Demokrat Sebut UUD Tak Atur PT, PPP Nilai itu Insentif Buat Parpol
Jakarta, Indonesia —
Petinggi dua partai di parlemen—Demokrat dan PPP–memberikan suara yang berbeda soal ambang batas pencalonan presiden dalam pemilu (Presidential Threshold) yang kini tengah digugat ke Mahkamah Konstitusi (MK).
Deputi Badan Pemenangan Pemilu (Bappilu) Partai Demokrat, Kamhar Lakumani, menyatakan bahwa Undang-undang Dasar (UUD) 1945 tidak mengatur soal ambang batas parlemen atau presidential threshold.
Ia mendukung langkah mantan Panglima TNI Gatot Nurmantyo, Waketum Partai Gerindra Ferry Juliantono, serta anggota DPD Bustami Zainuddin, dan Fachrul Razi yang kembali melayangkan gugatan uji materi terhadap Undang-undang Nomor 7 Tahun 2017 tentang Pemilu ke Mahkamah Konstitusi (MK).
“Pada Pasal 6A Ayat 2 amendemen ketiga UUD 1945 hanya menyebutkan bahwa pasangan calon presiden dan wakil presiden diusulkan oleh partai politik atau gabungan partai politik peserta pemilihan umum. Jadi jelas dan tegas tak ada ketentuan tentang presidential threshold,” kata Kamhar kepada Indonesia.com, Rabu (15/12).
Ia meyakini, langkah menggugat kembali presidential threshold tidak datang dari ruang hampa.
Pihaknya merujuk pada pengalaman Pilpres 2014 dan 2019 yang hanya menyajikan dua pasangan calon telah menimbulkan pembelahan di tengah masyarakat, serta biaya sosial, ekonomi, dan politik yang mesti ditanggung bangsa jauh lebih besar.

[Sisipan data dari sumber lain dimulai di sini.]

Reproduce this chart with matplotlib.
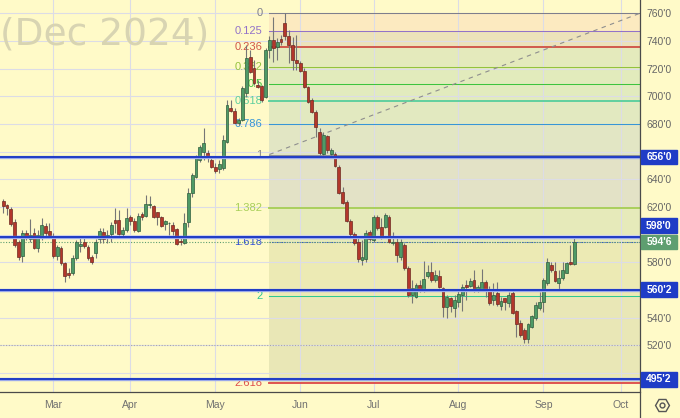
"""
Daily candles for the Dec 2024 contract with a Fibonacci extension,
support/resistance lines and TradingView-like price tags.
"""
import numpy as np
import pandas as pd
import matplotlib
matplotlib.use('Agg')
import matplotlib.pyplot as plt
from matplotlib.patches import Rectangle
from matplotlib.lines import Line2D

# trading calendar (CBOT holidays removed)
holidays = ['2024-02-19', '2024-03-29', '2024-05-27', '2024-06-19', '2024-07-04', '2024-09-02']

# daily OHLC, 12 Feb .. 13 Sep 2024
opens = [624.3, 621.4, 618.5, 609.3, 594.4, 584.5, 600.9, 596.6, 600.9, 590.5,
         598.5, 606.2, 602.8, 598.5, 584.5, 590.1, 579.2, 572.4, 572.4, 582.8,
         591.7, 594.8, 590.8, 584.0, 586.5, 596.6, 602.1, 597.3, 600.4, 610.5,
         610.5, 600.4, 603.3, 612.9, 610.0, 602.8, 614.9, 613.4, 621.6, 620.9,
         616.1, 612.9, 607.6, 608.2, 606.9, 603.8, 595.6, 594.1, 609.3, 629.8,
         641.8, 653.9, 659.9, 658.8, 653.9, 649.1, 647.2, 647.9, 667.1, 691.3,
         689.4, 680.5, 682.8, 702.1, 728.6, 720.2, 708.1, 707.4, 699.7, 733.4,
         740.7, 735.8, 741.2, 752.8, 743.6, 737.1, 726.2, 724.3, 718.5, 706.5,
         697.3, 688.4, 674.4, 658.2, 671.3, 658.2, 658.2, 648.6, 631.0, 623.8,
         610.0, 600.4, 594.8, 581.8, 582.3, 602.1, 596.1, 612.5, 605.7, 605.7,
         612.9, 593.7, 594.8, 584.0, 592.4, 575.6, 556.3, 555.1, 563.5, 559.4,
         570.0, 573.1, 567.1, 570.0, 561.1, 547.4, 553.9, 546.7, 551.5, 556.3,
         563.5, 562.8, 567.1, 560.4, 560.4, 565.9, 559.9, 552.7, 558.0, 548.3,
         553.9, 550.3, 558.0, 544.9, 536.3, 531.0, 524.3, 533.4, 539.4, 546.7,
         551.5, 564.7, 578.0, 573.9, 565.2, 568.4, 572.4, 580.0, 578.7]
highs = [625.7, 622.1, 619.9, 611.2, 596.1, 603.3, 603.3, 611.0, 604.7, 603.3,
         611.7, 608.2, 608.2, 600.9, 592.4, 591.7, 580.4, 575.8, 585.2, 596.1,
         598.5, 597.3, 592.4, 585.2, 596.6, 604.7, 604.7, 603.3, 609.0, 619.0,
         617.8, 605.7, 619.0, 614.1, 611.7, 615.4, 616.3, 628.6, 628.0, 621.4,
         616.5, 613.4, 610.5, 608.8, 609.3, 604.5, 598.0, 615.4, 633.7, 644.3,
         657.5, 664.5, 676.8, 661.1, 655.3, 651.8, 653.9, 672.0, 697.3, 697.3,
         691.5, 684.1, 707.4, 737.0, 733.4, 726.2, 711.8, 708.1, 734.9, 743.6,
         757.5, 742.1, 744.3, 760.0, 747.9, 743.1, 744.3, 725.5, 720.4, 707.4,
         698.7, 690.1, 676.8, 674.4, 672.0, 662.6, 659.9, 650.3, 634.6, 625.0,
         611.2, 601.8, 598.2, 596.2, 603.3, 603.3, 614.1, 614.1, 611.7, 615.4,
         614.1, 602.1, 597.3, 596.6, 593.9, 577.3, 567.1, 564.7, 567.1, 581.1,
         578.0, 580.4, 574.4, 574.4, 562.3, 556.3, 555.1, 556.3, 559.9, 564.0,
         567.1, 568.3, 574.4, 563.5, 574.9, 567.1, 563.0, 565.0, 566.0, 555.1,
         554.5, 558.7, 559.9, 545.4, 538.2, 532.2, 536.3, 541.8, 551.5, 558.7,
         568.4, 582.8, 580.4, 580.4, 574.4, 580.4, 580.4, 592.4, 598.6]
lows = [615.6, 614.1, 606.2, 591.2, 581.6, 580.4, 596.1, 594.8, 589.3, 587.6,
        596.1, 598.5, 598.5, 582.8, 581.6, 578.0, 565.9, 568.4, 570.7, 581.6,
        587.6, 590.1, 581.6, 578.7, 582.8, 593.9, 593.9, 593.9, 595.0, 600.9,
        599.7, 598.0, 602.1, 606.9, 602.1, 602.1, 610.5, 612.9, 619.0, 611.7,
        606.9, 605.2, 603.3, 599.7, 599.7, 592.4, 592.2, 593.2, 605.7, 627.4,
        640.7, 652.5, 653.9, 652.5, 648.1, 644.7, 644.7, 646.7, 666.2, 688.6,
        680.5, 679.2, 682.1, 699.5, 716.8, 708.1, 706.0, 695.8, 698.7, 727.7,
        725.0, 726.2, 737.0, 740.7, 724.0, 719.0, 719.0, 717.3, 706.0, 695.1,
        687.9, 670.8, 657.5, 656.3, 658.7, 656.8, 649.1, 629.3, 622.1, 609.1,
        599.2, 592.4, 580.1, 578.3, 580.1, 595.3, 594.6, 603.3, 596.8, 604.5,
        593.7, 592.4, 580.4, 581.6, 574.4, 554.8, 550.5, 553.9, 558.7, 558.7,
        568.4, 565.9, 565.9, 561.1, 540.6, 539.4, 544.2, 540.6, 547.8, 545.0,
        552.7, 561.9, 558.7, 558.7, 559.9, 555.1, 549.0, 549.0, 548.3, 545.4,
        545.4, 547.8, 542.6, 526.2, 526.2, 521.4, 521.4, 532.2, 538.2, 545.4,
        544.2, 563.5, 573.1, 565.9, 560.4, 567.1, 572.0, 578.0, 578.0]
closes = [620.9, 619.0, 607.4, 592.4, 584.0, 601.3, 598.5, 599.7, 590.1, 599.7,
          606.9, 600.9, 599.7, 584.5, 590.8, 579.6, 570.0, 570.7, 582.8, 594.8,
          593.2, 591.7, 582.8, 580.4, 594.8, 602.8, 596.6, 599.7, 606.9, 608.1,
          600.4, 603.3, 611.7, 610.0, 603.3, 613.4, 612.5, 622.1, 622.3, 612.5,
          612.9, 606.4, 610.0, 608.6, 602.8, 593.2, 594.8, 608.6, 629.8, 643.1,
          655.1, 663.3, 666.0, 655.1, 649.1, 646.2, 651.0, 668.4, 693.7, 689.6,
          680.9, 682.8, 705.8, 727.4, 717.8, 709.4, 706.9, 697.3, 733.4, 740.7,
          734.7, 739.4, 739.4, 743.6, 737.1, 726.2, 724.3, 718.5, 706.5, 696.1,
          688.8, 678.0, 658.8, 672.0, 661.1, 661.1, 649.8, 630.3, 623.0, 610.0,
          600.4, 593.7, 582.3, 583.5, 601.3, 596.6, 612.9, 604.5, 598.0, 614.1,
          594.8, 594.8, 585.2, 594.8, 575.6, 556.3, 561.1, 563.5, 559.9, 567.9,
          573.1, 567.1, 570.7, 561.9, 547.4, 555.1, 548.3, 552.7, 557.0, 561.9,
          562.3, 566.6, 560.4, 561.9, 565.9, 559.2, 550.7, 556.3, 549.8, 552.2,
          551.5, 556.3, 543.5, 535.3, 527.4, 524.3, 535.3, 541.1, 549.0, 551.5,
          567.1, 580.4, 574.4, 566.6, 568.4, 574.4, 579.2, 578.5, 594.75]

# fibonacci tool
fib_levels = [0, 0.125, 0.236, 0.382, 0.5, 0.618, 0.786, 1, 1.382, 1.618, 2, 2.618]
fib_labels = ['0', '0.125', '0.236', '0.382', '0.5', '0.618', '0.786', '1', '1.382', '1.618', '2', '2.618']
fib_high = 760.0
fib_low = 657.9
fib_anchor_bars = [69, 165]

# horizontal support / resistance lines
hlines = [656.0, 598.0, 560.25, 495.25]
last_price = closes[-1]
dotted_level = 520.0

BG = '#FFFAC8'
fib_colors = ['#7E7E8C', '#9272C8', '#D05548', '#93C23E', '#3EC43E', '#5CCF9E',
              '#3796D6', '#8A8A8A', '#A8CF58', '#3552D6', '#2FC893', '#DE4F4B']
fib_widths = [1.0, 1.0, 1.8, 1.0, 1.0, 1.8, 1.0, 1.0, 1.8, 1.0, 1.0, 1.8]
zone_colors = ['#FCEAC0', '#ECE2BA', '#E4EABC', '#E2EBBC', '#E2EBBE', '#E2E9C0',
               '#E2E6C4', '#E3E2C6', '#E6EABA', '#ECEAB4', '#E9E7B6']
BLUE = '#1F3CC6'
GREEN_TAG = '#5E9E70'


def fmt(p):
    whole = int(np.floor(p))
    eighths = int(round((p - whole) * 8))
    return f"{whole}'{eighths}"


days = pd.bdate_range('2024-02-12', '2024-10-31')
days = days[~days.isin(pd.to_datetime(holidays))]
month_pos = [i for i in range(1, len(days)) if days[i].month != days[i - 1].month]
month_lbl = [days[i].strftime('%b') for i in month_pos]

o = np.array(opens)
h = np.array(highs)
l = np.array(lows)
c = np.array(closes)
x = np.arange(len(o))

fig = plt.figure(figsize=(6.8, 4.18), dpi=100)
fig.patch.set_facecolor(BG)
ax = fig.add_axes([0, 26 / 418, 639.5 / 680, 392 / 418])
ax.set_facecolor(BG)
ax.set_xlim(-0.8, 164.9)
ax.set_ylim(486.2, 769.6)

# watermark
fig.text(0.0, 1 - 45 / 418, '(Dec 2024)', fontsize=27, color='#D8D4B2',
         ha='left', va='baseline', zorder=0.5)

# fib zones, lines, labels
fib_prices = [fib_high - lv * (fib_high - fib_low) for lv in fib_levels]
x0, x1 = fib_anchor_bars[0], 170
for i in range(len(fib_prices) - 1):
    ax.fill_between([x0, x1], fib_prices[i + 1], fib_prices[i],
                    color=zone_colors[i], lw=0, zorder=1)

# grid
for p in range(500, 761, 20):
    ax.axhline(p, color='#DCDCE6', lw=0.8, zorder=1.5)
for m in month_pos:
    ax.axvline(m, color='#DCDCE6', lw=0.8, zorder=1.5)

for p, col, lw, lab in zip(fib_prices, fib_colors, fib_widths, fib_labels):
    ls = (0, (1.2, 1.2)) if lab == '1.618' else '-'
    ax.plot([x0, x1], [p, p], color=col, lw=lw * 0.75, ls=ls, zorder=2)
    ax.text(x0 - 1.8, p, lab, color=col, fontsize=8, ha='right', va='center',
            family='Liberation Sans', zorder=2)

ax.plot(fib_anchor_bars, [fib_low, fib_high], color='#8E8E8E', lw=0.8,
        ls=(0, (4, 4)), zorder=2)

ax.axhline(dotted_level, color='#A8A8A8', lw=0.8, ls=(0, (1, 1.5)), zorder=2)
ax.axhline(last_price, color=GREEN_TAG, lw=0.8, ls=(0, (1, 1.5)), zorder=2)

# candles
up = c >= o
ax.vlines(x, l, h, color='#767676', lw=0.8, zorder=3)
bottom = np.minimum(o, c)
height = np.maximum(np.abs(c - o), 0.5)
ax.bar(x[up], height[up], bottom=bottom[up], width=0.74, color='#4E9A66',
       edgecolor='#2E5C3C', lw=0.5, zorder=4)
ax.bar(x[~up], height[~up], bottom=bottom[~up], width=0.74, color='#B3372B',
       edgecolor='#6E2A22', lw=0.5, zorder=4)

# drawn levels
for p in hlines:
    ax.axhline(p, color='#9AA8EA', lw=2.4, zorder=5)
    ax.axhline(p, color=BLUE, lw=1.4, zorder=5)

# axes styling
for s in ['top', 'left']:
    ax.spines[s].set_visible(False)
for s in ['right', 'bottom']:
    ax.spines[s].set_color('#4A4A4A')
    ax.spines[s].set_linewidth(0.9)
    ax.spines[s].set_zorder(6)

# price tags on the scale: (price, colour), pushed apart when they collide
tag_h = 10.6
tags = sorted([(v, BLUE) for v in hlines] + [(last_price, GREEN_TAG)])
tag_y = [t[0] for t in tags]
for i in range(1, len(tag_y)):
    if tag_y[i] - tag_y[i - 1] < tag_h:
        tag_y[i] = tag_y[i - 1] + tag_h + 1.0

# tick labels hidden behind a tag are not drawn
yt = list(range(500, 761, 20))
ax.yaxis.tick_right()
ax.set_yticks(yt)
ax.set_yticklabels([fmt(p) if all(abs(p - ty) > 5.5 for ty in tag_y) else '' for p in yt])
ax.tick_params(axis='y', length=0, pad=5, labelsize=7.5, labelcolor='#666666')
ax.set_xticks(month_pos)
ax.set_xticklabels(month_lbl)
ax.tick_params(axis='x', length=0, pad=5.5, labelsize=7.5, labelcolor='#707070')
for t in ax.get_xticklabels() + ax.get_yticklabels():
    t.set_family('Liberation Sans')

ytr = ax.get_yaxis_transform()
for (p, col), ty in zip(tags, tag_y):
    ax.add_patch(Rectangle((1.0016, ty - tag_h / 2), 0.057, tag_h, transform=ytr,
                           facecolor=col, edgecolor=col, clip_on=False, zorder=7))
    ax.text(1.0305, ty, fmt(p), transform=ytr, color='white', fontsize=7.5,
            fontweight='bold', ha='center', va='center', family='Liberation Sans',
            clip_on=False, zorder=8)

# scale separator and settings icon
fig.add_artist(Line2D([639.5 / 680, 639.5 / 680], [0, 26 / 418], color='#4A4A4A', lw=0.9))
fig.add_artist(Line2D([662 / 680], [1 - 405 / 418], marker='H', markersize=10,
                      mfc='none', mec='#555555', mew=1.0, transform=fig.transFigure))
fig.add_artist(Line2D([662 / 680], [1 - 405 / 418], marker='o', markersize=3.5,
                      mfc='none', mec='#555555', mew=1.0, transform=fig.transFigure))

fig.savefig('out.png', dpi=100, facecolor=BG)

“Ini kontraproduktif dengan ikhtiar konsolidasi demokrasi yang hendak dituju. Pembelahan yang terjadi semakin menyuburkan politik post-truth, penyebaran hoaks secara masif, buzzerRp, dan sebagainya yang mendistorsi diskursus publik,” katanya.

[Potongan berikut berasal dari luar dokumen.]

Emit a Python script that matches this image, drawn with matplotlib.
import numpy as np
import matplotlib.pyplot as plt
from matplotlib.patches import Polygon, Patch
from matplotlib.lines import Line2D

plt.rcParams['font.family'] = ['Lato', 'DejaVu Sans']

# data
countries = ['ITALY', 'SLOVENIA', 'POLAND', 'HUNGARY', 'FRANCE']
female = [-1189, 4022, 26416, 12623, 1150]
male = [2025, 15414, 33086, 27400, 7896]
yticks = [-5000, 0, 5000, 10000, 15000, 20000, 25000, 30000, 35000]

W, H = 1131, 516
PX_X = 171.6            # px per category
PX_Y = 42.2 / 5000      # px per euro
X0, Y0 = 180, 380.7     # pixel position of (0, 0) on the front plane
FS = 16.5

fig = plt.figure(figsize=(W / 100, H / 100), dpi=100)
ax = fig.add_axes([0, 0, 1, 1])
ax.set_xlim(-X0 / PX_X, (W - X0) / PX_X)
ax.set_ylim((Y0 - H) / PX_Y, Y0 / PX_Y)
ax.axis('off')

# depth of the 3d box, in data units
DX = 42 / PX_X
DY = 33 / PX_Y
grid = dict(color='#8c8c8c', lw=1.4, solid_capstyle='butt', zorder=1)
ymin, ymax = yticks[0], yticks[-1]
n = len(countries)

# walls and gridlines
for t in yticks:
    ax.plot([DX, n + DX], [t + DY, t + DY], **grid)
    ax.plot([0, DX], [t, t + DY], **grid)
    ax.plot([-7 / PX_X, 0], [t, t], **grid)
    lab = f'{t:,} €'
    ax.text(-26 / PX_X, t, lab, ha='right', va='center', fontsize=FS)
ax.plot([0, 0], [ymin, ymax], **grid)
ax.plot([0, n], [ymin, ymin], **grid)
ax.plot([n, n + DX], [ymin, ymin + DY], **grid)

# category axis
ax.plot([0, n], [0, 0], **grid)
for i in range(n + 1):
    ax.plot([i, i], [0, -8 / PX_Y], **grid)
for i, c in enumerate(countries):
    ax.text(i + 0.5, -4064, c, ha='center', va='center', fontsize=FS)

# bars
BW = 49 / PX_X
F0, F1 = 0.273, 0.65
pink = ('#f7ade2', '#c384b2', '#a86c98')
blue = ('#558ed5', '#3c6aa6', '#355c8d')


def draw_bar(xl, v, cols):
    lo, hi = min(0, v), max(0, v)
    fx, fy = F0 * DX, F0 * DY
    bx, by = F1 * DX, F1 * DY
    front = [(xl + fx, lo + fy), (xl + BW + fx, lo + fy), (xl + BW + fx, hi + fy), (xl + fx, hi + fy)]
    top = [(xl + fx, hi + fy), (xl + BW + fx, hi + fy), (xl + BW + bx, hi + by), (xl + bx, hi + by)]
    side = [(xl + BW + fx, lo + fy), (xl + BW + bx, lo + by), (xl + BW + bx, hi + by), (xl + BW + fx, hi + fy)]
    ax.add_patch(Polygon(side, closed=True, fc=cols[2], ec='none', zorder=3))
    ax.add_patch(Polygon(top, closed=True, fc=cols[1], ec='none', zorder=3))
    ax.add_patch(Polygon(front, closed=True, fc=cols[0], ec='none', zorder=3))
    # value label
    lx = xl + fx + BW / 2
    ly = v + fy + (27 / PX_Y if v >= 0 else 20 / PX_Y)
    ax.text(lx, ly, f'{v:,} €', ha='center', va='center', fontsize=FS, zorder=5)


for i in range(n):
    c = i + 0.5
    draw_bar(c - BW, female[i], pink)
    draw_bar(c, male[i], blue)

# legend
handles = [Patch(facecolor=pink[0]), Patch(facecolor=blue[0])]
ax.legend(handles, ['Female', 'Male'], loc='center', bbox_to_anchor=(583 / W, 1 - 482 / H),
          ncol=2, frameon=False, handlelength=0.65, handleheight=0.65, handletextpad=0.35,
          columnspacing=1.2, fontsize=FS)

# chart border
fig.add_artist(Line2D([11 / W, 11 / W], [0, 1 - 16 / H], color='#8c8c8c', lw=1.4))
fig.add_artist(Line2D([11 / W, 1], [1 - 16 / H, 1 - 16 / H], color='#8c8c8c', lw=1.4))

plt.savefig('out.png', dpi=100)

Kamhar menyampaikan, rakyat berhak mendapatkan banyak pilihan capres dan wapres. Menurutnya, Indonesia tidak kekurangan stok calon pemimpin bangsa yang berkualitas dan handal.

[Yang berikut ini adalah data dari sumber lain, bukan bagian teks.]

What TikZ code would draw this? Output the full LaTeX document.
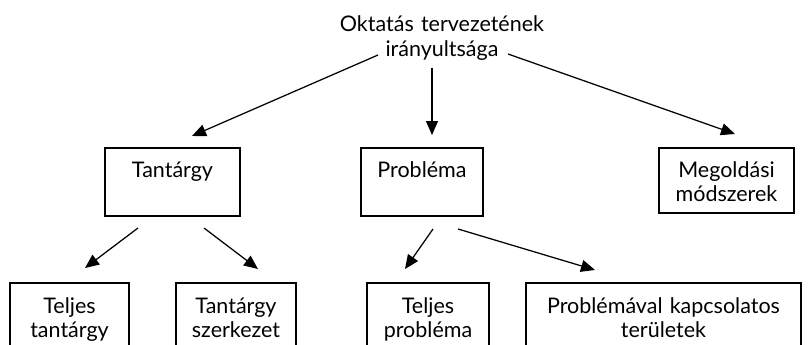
\documentclass[tikz,border=0pt]{standalone}
\usepackage{fontspec}
\setmainfont{Lato}
\usetikzlibrary{arrows.meta}
\begin{document}
\begin{tikzpicture}[x=1pt,y=-1pt,
  every node/.style={font=\fontsize{21.5}{24.5}\selectfont},
  box/.style={draw, line width=1.25pt, align=center, inner xsep=0pt, inner ysep=0pt, anchor=base},
  arr/.style={line width=1.25pt, -{Triangle[length=14pt,width=12pt]}}]
\clip (0,0) rectangle (811,345);
\useasboundingbox (0,0) rectangle (811,345);
% title
\node[align=center, anchor=base, inner sep=0pt, text width=300pt] (title) at (442,32) {Oktatás tervezetének\\irányultsága};
% middle row
\node[box, text width=135pt, text height=29pt, text depth=39pt] (tant) at (172.5,177) {Tantárgy};
\node[box, text width=122pt, text height=29pt, text depth=39pt] (prob) at (422,177) {Probléma};
\node[box, text width=135pt, text height=29pt, text depth=36pt] (meg) at (726.5,177) {Megoldási\\módszerek};
% bottom row
\node[box, text width=119pt, text height=30pt, text depth=50pt] (tt) at (69.5,313) {Teljes\\tantárgy};
\node[box, text width=120pt, text height=30pt, text depth=50pt] (tsz) at (236,313) {Tantárgy\\szerkezet};
\node[box, text width=122pt, text height=30pt, text depth=50pt] (tp) at (428,313) {Teljes\\probléma};
\node[box, text width=275pt, text height=30pt, text depth=50pt] (pk) at (663.5,313) {Problémával kapcsolatos\\területek};
% arrow end points
\coordinate (a1s) at (378,55);  \coordinate (a1e) at (192,136);
\coordinate (a2s) at (432,68);  \coordinate (a2e) at (432,135);
\coordinate (a3s) at (508,54);  \coordinate (a3e) at (735,134);
\coordinate (a4s) at (138,228); \coordinate (a4e) at (85,268);
\coordinate (a5s) at (204,228); \coordinate (a5e) at (258,269);
\coordinate (a6s) at (433,229); \coordinate (a6e) at (405,269);
\coordinate (a7s) at (458,229); \coordinate (a7e) at (595,270);
\draw[arr] (a1s) -- (a1e);
\draw[arr] (a2s) -- (a2e);
\draw[arr] (a3s) -- (a3e);
\draw[arr] (a4s) -- (a4e);
\draw[arr] (a5s) -- (a5e);
\draw[arr] (a6s) -- (a6e);
\draw[arr] (a7s) -- (a7e);
\end{tikzpicture}
\end{document}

Pihaknya berpendapat, presidential threshold selama ini justru menjadi hambatan putra dan putri terbaik bangsa tampil di panggung kepemimpinan nasional.
Rekrutmen Kepemimpinan Nasional
Selain membatasi pilihan rakyat, menurutnya, presidential threshold juga bertentangan dengan fungsi partai politik dalam hal rekrutmen kepemimpinan nasional.
Kamhar juga menilai, keberadaan presidential threshold tidak relevan sebagai justifikasi upaya penyederhanaan partai politik sebagai ikhtiar peningkatan derajat dan kualitas demokrasi.
“Kami menghargai dan sependapat dengan pemikiran-pemikiran bahwa presidential threshold ini mesti ditinjau kembali,” tuturnya.
Sebagai informasi, ambang batas pencalonan presiden di pasal 222 UU Pemilu selalu menarik perhatian. Pasal ini setidaknya sudah digugat 13 kali di Mahkamah Konstitusi. Namun, belum ada satu pun gugatan yang dikabulkan.
Dalam sepekan terakhir, ada tiga gugatan terkait pasal tersebut. Gatot, Ferry, dan Bustami memohon MK untuk membatalkan pasal 222 UU Pemilu yang berisi aturan ambang batas pencalonan presiden.
Selain itu politikus Partai Gelora Fahri Hamzah mendesak agar presidential threshold menjadi 0 persen agar semua tokoh pemimpin daerah yang bagus bisa tampil di pilpres 2024.